View Full Version : Who do we let see us hurt?
I am finding that of late, most of my friends don't get me. They don't understand what it is like. I just graduated from the University have no job, lots of interested companies, not offers, and I have not place to live. I have no place to feel safe. I am constantly comforting my friends but, they don't really comfort me. has this happened to anyone else? It seems Like I am the only one who isn't allowed to have a nervous breakdown. Some of you may sugest going home, well I got kicked out. So, I am for the first time "ALONE", I am living on one of my friends couch until I can find a job. But, I don;t think he gets what it means to really have nothing to do. I have no responsbilities right now, and that scares me. HAs anyone else gone through the same issue. Please let me and others know, don't just view this post, reply!!
crazy-girl
12-25-2001, 12:10 PM
I understand how you feel. I just freaked out with a friend of mine the other week because it felt like I was only listening to her talk about her boyfriend troubles but as soon as I started to talk about my job troubles---she'd cut me off. I don't know what the answer is. The only thing that I can think of is that we're all being pretty selfish right now and probably not realizing it. My friend probably felt like I always talked about my job and never listened to her talk about her boyfriend. Maybe it's a two way road? It doesn't FEEL like it though.
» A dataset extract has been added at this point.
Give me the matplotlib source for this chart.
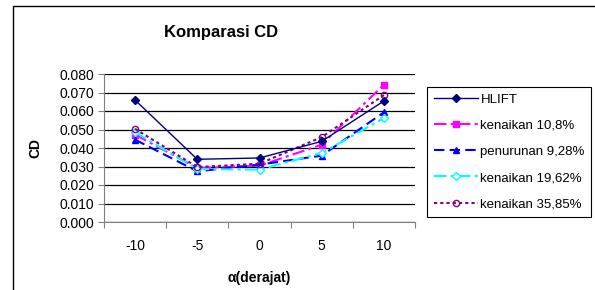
import matplotlib
matplotlib.use("Agg")
import matplotlib.pyplot as plt
from matplotlib.patches import Rectangle

plt.rcParams['font.family'] = ['Liberation Sans', 'DejaVu Sans']

categories = ["-10", "-5", "0", "5", "10"]
hlift = [0.0659, 0.0339, 0.0346, 0.0436, 0.0654]
kenaikan_108 = [0.0472, 0.0292, 0.0304, 0.0418, 0.0742]
penurunan_928 = [0.0445, 0.0274, 0.0310, 0.0359, 0.0593]
kenaikan_1962 = [0.0485, 0.0286, 0.0283, 0.0373, 0.0562]
kenaikan_3585 = [0.0503, 0.0297, 0.0315, 0.0459, 0.0686]
yticks = [0.0, 0.01, 0.02, 0.03, 0.04, 0.05, 0.06, 0.07, 0.08]

fig = plt.figure(figsize=(5.95, 2.9), dpi=100)
fig.patches.append(Rectangle((13/595, -0.1), 1.2, 1 - 6/290 + 0.1, transform=fig.transFigure,
                             fill=False, edgecolor='black', linewidth=1.0, zorder=0))

ax = fig.add_axes([104/595, 1 - 222/290, (415 - 104)/595, (222 - 74)/290])
x = list(range(len(categories)))

ax.plot(x, hlift, color='#000080', lw=1.0, marker='D', ms=4, label='HLIFT', zorder=5)
ax.plot(x, kenaikan_108, color='#FF00FF', lw=1.5, ls=(0, (6, 2, 1.5, 2)), marker='s', ms=5,
        label='kenaikan 10,8%')
ax.plot(x, penurunan_928, color='#0000FF', lw=1.5, ls=(0, (5, 2.5)), marker='^', ms=5,
        label='penurunan 9,28%')
ax.plot(x, kenaikan_1962, color='#00FFFF', lw=1.5, ls=(0, (6, 2, 1.5, 2)), marker='D', ms=4,
        mfc='white', mec='#00FFFF', label='kenaikan 19,62%')
ax.plot(x, kenaikan_3585, color='#800080', lw=1.5, ls=(0, (1.5, 1.5)), marker='o', ms=4.5,
        mfc='none', mec='#800080', label='kenaikan 35,85%')

ax.set_xlim(-0.5, len(categories) - 0.5)
ax.set_ylim(0, 0.08)
ax.set_yticks(yticks)
ax.set_yticklabels([f"{v:.3f}" for v in yticks], fontsize=10)
ax.yaxis.grid(True, color='black', lw=0.9)
ax.set_axisbelow(True)

ax.set_xticks([i - 0.5 for i in range(len(categories) + 1)])
ax.set_xticklabels([])
ax.set_xticks(x, minor=True)
ax.set_xticklabels(categories, minor=True, fontsize=10)
ax.tick_params(axis='x', which='minor', length=0, pad=12)
ax.tick_params(axis='x', which='major', length=4, color='#808080')
ax.tick_params(axis='y', length=4, color='#808080', pad=3)

for s in ['top', 'right']:
    ax.spines[s].set_visible(False)
for s in ['left', 'bottom']:
    ax.spines[s].set_color('#808080')

ax.set_xlabel('α(derajat)', fontsize=10, fontweight='bold', labelpad=13)
ax.set_ylabel('CD', fontsize=10, fontweight='bold', labelpad=12)

fig.text(221/595, 1 - 33/290, 'Komparasi CD', ha='center', va='center', fontsize=12, fontweight='bold')

leg = ax.legend(loc='upper left', bbox_to_anchor=(427/595, 1 - 87/290), bbox_transform=fig.transFigure,
                fontsize=9.5, frameon=True, fancybox=False, edgecolor='black', framealpha=1,
                handlelength=3.4, handletextpad=0.15, labelspacing=1.05, borderpad=0.5, borderaxespad=0)
leg.get_frame().set_linewidth(0.8)

fig.savefig('out.png', dpi=100)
Don't have any advice but I just wanted to say that I understand.
Anonymous
12-26-2001, 04:35 PM
Ya know, as much as this hurts now. It WILL make you stronger. It's a shame to not have your parents at least there for you, their loss. Not like I know the whole situation,but at least try to talk to them. If that fails, talk to a therapist or crisis center. It's anonymous and free. As far as a job, do temp work, it'll get you out of the house and with $$. From experience, I've always met nice people at my temp posts. After college, you meet people in the most bizarre ways anyway. Good luck!
wordsmith
12-26-2001, 06:09 PM
It's so true...I think that we are probably in one of the most self-absorbed phases in our lives, and I don't mean that in a bad way...I think a certain amount of self-absorption is necessary. How are we supposed to figure out what sorts of directions we'd like to try to point our lives in without intense introspection, right? Unfortunately, that makes us come off as selfish at times, even to one another, unfortunately.
A friend from childhood who married and started her family way early keeps it real for me every so often. It's very sobering to think that she's at a point in her life... with husband, daughter, house mortgage, being a working mom and full-time student at 24, etc...that I wouldn't see myself at for another ten years. It makes me realize that my particular struggles, which a few visits have shown me mirror those of a lot of the people who frequent these boards, while totally valid, are really just only one category of the variety of challenges life hands us.
It's good for me to remember all that when I'm railing/moping/venting about how at sea I feel starting out in the world on my own without a road map (or perhaps a far too-detailed one with no particular route mapped out?) to an acquaintance who's (rightfully) intent on doing the exact same thing and not much interested in listening him/herself. Sometimes it doesn't so much feel like commiserating as one-upping each other on who's more alienated.
Lipgloss Boost
05-30-2002, 12:00 PM
my friend is married with a kid. i always thought it was so great, she's so lucky (am i quoting Britney now?). but we've talked. she gave up her career to be with him. now she's given-up hjer career for her husband.
it may be lonely, but i find shows like Sex & The City help! i can't date to save my ass: i'm not good at it! 8chuckle* 9don't ask) so i relish (when i wasn't with my guy) going to the bar & flirting my butt off! as for age: i don't plan on getting married until i'm 34. my career is *much* more important. most of my friends are focussed on "tick-tick" (kids) but since i can't've them & don't want them - i'm *alot* freer!
take care.
Antonina
05-30-2002, 09:00 PM
why 34, can I ask? Is it because you have commitments that will be done with at that time or is it just an instinctive/enigmatic number for you?
just curious
Unregistered
06-02-2002, 05:32 PM
I totally understand what you are saying Sam. Life is scary..and things don't turn out the way we planned. That may be the hardest lesson to learn. As much as we like to think that we are in control...in many ways we are not.
When we graduate from hs and college people say things like "oh the places you will go" and "how exciting...you have the world at your feet" and the shitty part is that we believe them. Its not like that and often doors close that we would have never guessed and others may open. BUT it doesn't make it easier.
The one thing that brings me peace is knowing that I'm not the first person to go through this and realistically I won't be the last. If others got through it...so can I.
I know its not comforting when you are plagued with sef-doubt and identity confusion..but maybe just maybe that's the process of growing up..really growin up. We always hear about rite of passages...maybe the quarterlifecrisis...is just that...another rite of passage that we all go through. The only difference now is that we know we are not alone.
You're not alone. That I can promise you!